Los Angeles City Council approves operating funds for downtown streetcar (City of L.A. website, Item 18) 

The Council voted on Wednesday to use $352.4 million of Measure R local return funds — the 15 percent of  Measure R that goes back to cities on a per capita basis — to pay for operating a downtown Los Angeles streetcar from the years 2017 to 2046. That assumes, of course, the project is built. Downtown residents last November voted to tax themselves to fund half the cost of the project with the remainder of the money being sought from a federal government grant. The cost of the project is expected to be $125 million.

Long isolated behind a freeway, Santa Monica’s Civic Center rejoins its city (New York Times) 

A good look at two big projects to help remake the Civic Center with a new public park and a large residential development that includes market-rate condos and income-restricted apartments. The developer, Related, has joined with the nonprofit Community Corporation of Santa Monica to build the apartments, which will be available by a lottery that gives preference to those who work or live in Santa Monica. The building is not a small one — but it is a very short to the future Expo Line station at 4th/Colorado and perhaps it’s a model for building other needed housing in the area.

Los Angeles intends to bid for 2024 Summer Olympics (ESPN)

Mayor Antonio Villaraigosa sent a letter this week to the United States Olympic Committee saying that L.A. intends to compete to host its third summer games, having had the honors in 1932 and 1984. From a transit standpoint, the second phase of the Expo Line, the Gold Line Foothill Extension, the Regional Connector, the Crenshaw/LAX Line and the first phase of the Westside Subway Extension are scheduled to be open by then. But there’s this: some type of transit to LAX is currently on a schedule to be completed in 2028 and I imagine that’s something the USOC would consider with so many people coming to town. Here’s a recent Metro staff report on possible ways to accelerate the project.

Glendora Council approves new mixed-use development near potential future Gold Line station (San Gabriel Valley Tribune) 

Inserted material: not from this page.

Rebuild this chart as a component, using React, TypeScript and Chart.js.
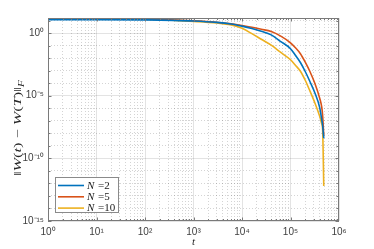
import React, { useEffect, useRef } from "react";
import { Chart, registerables } from "chart.js";

Chart.register(...registerables);

// time steps t
const tValues = [1, 10, 100, 1000, 3000, 6000, 1e4, 1.6e4, 2.5e4, 4e4, 6.3e4, 1e5, 1.25e5, 1.6e5, 2e5, 2.5e5, 3.2e5, 4e5, 4.4e5, 4.6e5, 4.85e5];

const seriesNames = ["2", "5", "10"];

// ||W(t) - W(T)||_F
const errN2 = [11.75, 11.75, 11.22, 9.12, 7.08, 5.25, 3.55, 2.29, 1.38, 0.708, 0.209, 0.0562, 0.0178, 4.47e-3, 8.91e-4, 1.41e-4, 1.58e-5, 1.12e-6, 1.26e-7, 3.98e-8, 3.98e-9];
const errN5 = [14.79, 14.45, 13.18, 9.55, 7.24, 5.37, 3.98, 2.88, 2.0, 1.32, 0.562, 0.166, 0.0708, 0.0224, 5.01e-3, 8.91e-4, 8.91e-5, 6.31e-6, 1.26e-6, 2.51e-7, 6.31e-9];
const errN10 = [14.79, 14.45, 12.88, 8.51, 6.31, 4.37, 2.4, 0.891, 0.316, 0.107, 0.0282, 7.41e-3, 2.82e-3, 8.91e-4, 1.78e-4, 2.51e-5, 2.51e-6, 2.24e-7, 5.62e-8, 1.78e-8, 6.31e-13];

const xMin = 1;
const xMax = 1e6;
const yMin = 1e-15;
const yMax = 15.85;
const yLabelExponents = [-15, -10, -5, 0];

const SUP: Record<string, string> = {
  "0": "⁰", "1": "¹", "2": "²", "3": "³", "4": "⁴", "5": "⁵",
  "6": "⁶", "7": "⁷", "8": "⁸", "9": "⁹", "-": "⁻",
};
const sup = (n: number) => String(n).split("").map((c) => SUP[c]).join("");

const isPow10 = (v: number) => {
  const l = Math.log10(v);
  return Math.abs(l - Math.round(l)) < 1e-9;
};

const COLORS = ["#0072BD", "#D95319", "#EDB120"];
const MAJOR_GRID = "rgba(38,38,38,0.13)";
const MINOR_GRID = "rgba(38,38,38,0.2)";
const AXIS_COLOR = "#7a7a7a";
const TEXT_COLOR = "#404040";

export default function App() {
  const ref = useRef<HTMLCanvasElement>(null);

  useEffect(() => {
    const canvas = ref.current;
    if (!canvas) return;
    const seriesData = [errN2, errN5, errN10];
    const datasets = seriesData.map((arr, i) => ({
      label: "N =" + seriesNames[i],
      data: tValues.map((t, j) => ({ x: t, y: arr[j] })),
      borderColor: COLORS[i],
      backgroundColor: COLORS[i],
      borderWidth: 1.6,
      pointRadius: 0,
      cubicInterpolationMode: "monotone" as const,
      fill: false,
    }));

    const extras = {
      id: "extras",
      afterDraw(chart: any) {
        const ctx: CanvasRenderingContext2D = chart.ctx;
        const { left, right, top, bottom } = chart.chartArea;
        const xs = chart.scales.x;
        const ys = chart.scales.y;
        ctx.save();
        // box
        ctx.strokeStyle = AXIS_COLOR;
        ctx.lineWidth = 1;
        ctx.strokeRect(Math.round(left) + 0.5, Math.round(top) + 0.5, Math.round(right - left) - 1, Math.round(bottom - top) - 1);
        // inward ticks
        ctx.beginPath();
        for (let k = 0; k <= 5; k++) {
          for (let m = 1; m <= 9; m++) {
            const v = m * Math.pow(10, k);
            const px = Math.round(xs.getPixelForValue(v)) + 0.5;
            const len = m === 1 ? 3.5 : 2;
            ctx.moveTo(px, bottom);
            ctx.lineTo(px, bottom - len);
            ctx.moveTo(px, top);
            ctx.lineTo(px, top + len);
          }
        }
        for (let e = -15; e <= 1; e++) {
          const py = Math.round(ys.getPixelForValue(Math.pow(10, e))) + 0.5;
          const len = e % 5 === 0 ? 3.5 : 2.5;
          ctx.moveTo(left, py);
          ctx.lineTo(left + len, py);
          ctx.moveTo(right, py);
          ctx.lineTo(right - len, py);
        }
        ctx.stroke();

        // legend
        const lx = left + 7, ly = 177, lw = 63, lh = 35;
        ctx.fillStyle = "#ffffff";
        ctx.fillRect(lx, ly, lw, lh);
        ctx.strokeStyle = "#8a8a8a";
        ctx.strokeRect(lx + 0.5, ly + 0.5, lw, lh);
        chart.data.datasets.forEach((ds: any, i: number) => {
          const ry = ly + 8.5 + i * 11.3;
          ctx.strokeStyle = ds.borderColor;
          ctx.lineWidth = 1.6;
          ctx.beginPath();
          ctx.moveTo(lx + 3, ry);
          ctx.lineTo(lx + 29, ry);
          ctx.stroke();
          ctx.fillStyle = "#1a1a1a";
          ctx.textBaseline = "middle";
          ctx.textAlign = "left";
          ctx.font = "italic 11px 'Liberation Serif'";
          ctx.fillText("N", lx + 32, ry + 0.5);
          const w = ctx.measureText("N").width;
          ctx.font = "11px 'Liberation Serif'";
          ctx.fillText(" =" + seriesNames[i], lx + 32 + w + 1, ry + 0.5);
        });

        // x title
        ctx.fillStyle = "#262626";
        ctx.font = "italic 11px 'Liberation Serif'";
        ctx.textAlign = "center";
        ctx.textBaseline = "middle";
        ctx.fillText("t", (left + right) / 2, 242);

        // y title
        const parts: [string, boolean][] = [
          ["‖", false], ["W", true], ["(", false], ["t", true], [")", false],
          [" − ", false], ["W", true], ["(", false], ["T", true], [")", false], ["‖", false],
        ];
        const fontFor = (it: boolean) => (it ? "italic " : "") + "11px 'Liberation Serif'";
        let natural = 0;
        parts.forEach(([s, it]) => { ctx.font = fontFor(it); natural += ctx.measureText(s).width; });
        ctx.font = "italic 8px 'Liberation Serif'";
        const fw = ctx.measureText("F").width;
        natural += fw;
        const target = 96;
        ctx.translate(17, 128);
        ctx.rotate(-Math.PI / 2);
        ctx.scale(target / natural, 1);
        ctx.textAlign = "left";
        ctx.textBaseline = "alphabetic";
        let cx = -natural / 2;
        parts.forEach(([s, it]) => {
          ctx.font = fontFor(it);
          ctx.fillText(s, cx, 4);
          cx += ctx.measureText(s).width;
        });
        ctx.font = "italic 8px 'Liberation Serif'";
        ctx.fillText("F", cx, 6.5);
        ctx.restore();
      },
    };

    const chart = new Chart(canvas, {
      type: "line",
      data: { datasets } as any,
      options: {
        responsive: false,
        animation: false,
        devicePixelRatio: 1,
        layout: { padding: { top: 18, right: 35, left: 0, bottom: 0 } },
        plugins: { legend: { display: false }, tooltip: { enabled: false } },
        scales: {
          x: {
            type: "logarithmic",
            min: xMin,
            max: xMax,
            afterBuildTicks: (s: any) => {
              const t: any[] = [];
              for (let k = 0; k <= 5; k++) for (let m = 1; m <= 9; m++) t.push({ value: m * Math.pow(10, k) });
              t.push({ value: xMax });
              s.ticks = t;
            },
            afterFit: (s: any) => { s.height = 28; },
            ticks: {
              autoSkip: false,
              maxRotation: 0,
              minRotation: 0,
              padding: 5,
              color: TEXT_COLOR,
              font: { family: "'Liberation Sans'", size: 10 },
              callback: (v: any) => (isPow10(Number(v)) ? "10" + sup(Math.round(Math.log10(Number(v)))) : ""),
            },
            grid: {
              drawTicks: false,
              lineWidth: 1,
              color: (c: any) => (c.tick && isPow10(c.tick.value) ? MAJOR_GRID : MINOR_GRID),
            },
            border: {
              display: false,
              dash: (c: any) => (c.tick && !isPow10(c.tick.value) ? [1, 2] : []),
            },
          } as any,
          y: {
            type: "logarithmic",
            min: yMin,
            max: yMax,
            afterBuildTicks: (s: any) => {
              const t: any[] = [];
              for (let e = -15; e <= 1; e++) t.push({ value: Math.pow(10, e) });
              s.ticks = t;
            },
            afterFit: (s: any) => { s.width = 48; },
            ticks: {
              autoSkip: false,
              padding: 4,
              color: TEXT_COLOR,
              font: { family: "'Liberation Sans'", size: 10 },
              callback: (v: any) => {
                const e = Math.round(Math.log10(Number(v)));
                return yLabelExponents.includes(e) ? "10" + sup(e) : "";
              },
            },
            grid: {
              drawTicks: false,
              lineWidth: 1,
              color: (c: any) => {
                if (!c.tick) return MAJOR_GRID;
                const e = Math.round(Math.log10(c.tick.value));
                return e % 5 === 0 ? MAJOR_GRID : MINOR_GRID;
              },
            },
            border: {
              display: false,
              dash: (c: any) => {
                if (!c.tick) return [];
                const e = Math.round(Math.log10(c.tick.value));
                return e % 5 === 0 ? [] : [1, 2];
              },
            },
          } as any,
        },
      },
      plugins: [extras],
    });
    return () => chart.destroy();
  }, []);

  return (
    <div style={{ position: "fixed", left: 0, top: 0, width: 374, height: 249, background: "#ffffff" }}>
      <canvas ref={ref} width={374} height={249} style={{ display: "block", width: 374, height: 249 }} />
    </div>
  );
}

The plan is for the development to have 256 new apartments and 4,000 feet of commercial real estate space at the intersection of Glendora Avenue and Route 66. That would put the station close to the planned Glendora station at Vermont Avenue on the second and thus far unfunded phase of the Gold Line Foothill Extension. The first phase is under construction and will run for 11.5 miles from eastern Pasadena to a station just north of Citrus College on the Azusa/Glendora border.